The receiver said there was a suspicion that there may be further accounts within and outside the country.
Yesterday's High Court order related to IR£9,807 and £2,240 sterling found by gardai at Anthony Felloni's home at Lower Dominick Street.
In relation to Luigi Felloni, the receiver claimed he found a total of £1,514 in An Post and Dublin bank accounts and £1,300 sterling seized from a woman who was arrested with him at Dublin Airport in May 1995. (The woman claimed he gave her the money and that he was due to collect it later).
He said that following surveillance of Luigi Felloni in June 1995, gardai found £6,573 and £2,000 sterling when they searched the house at Lower Dominick Street.
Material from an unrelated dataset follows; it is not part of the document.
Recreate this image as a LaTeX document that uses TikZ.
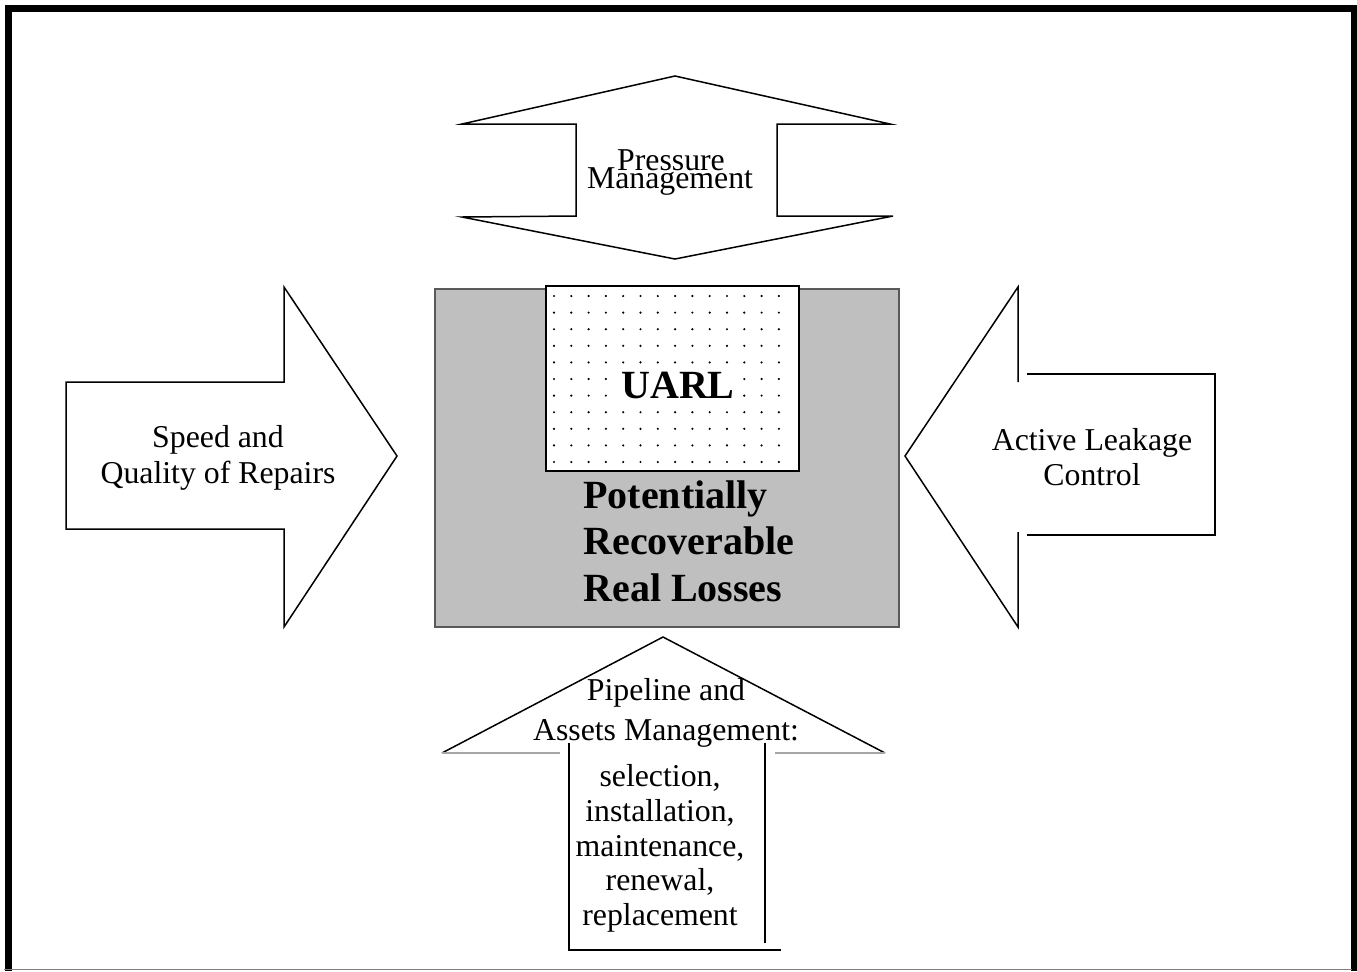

In January 1996, in the same house, they found other sums in cash including 46,000 Spanish pesetas and 165,000 in Spanish pesetas in travellers' cheques.
Mr Charleton said that his clients might be coming back at a later stage to the court in relation to foreign bank accounts.
Mr Justice O'Higgins said that might be a matter for courts in other jurisdictions. He directed that the confiscated monies be lodged in an interest-bearing account in one bank pending further order of the court.
Last February the Court of Criminal Appeal dismissed an appeal against severity of sentence brought by Anthony Felloni. During the hearing the court was told that he was addicted to heroin, had tested HIV positive, and had traits of institutionalisation.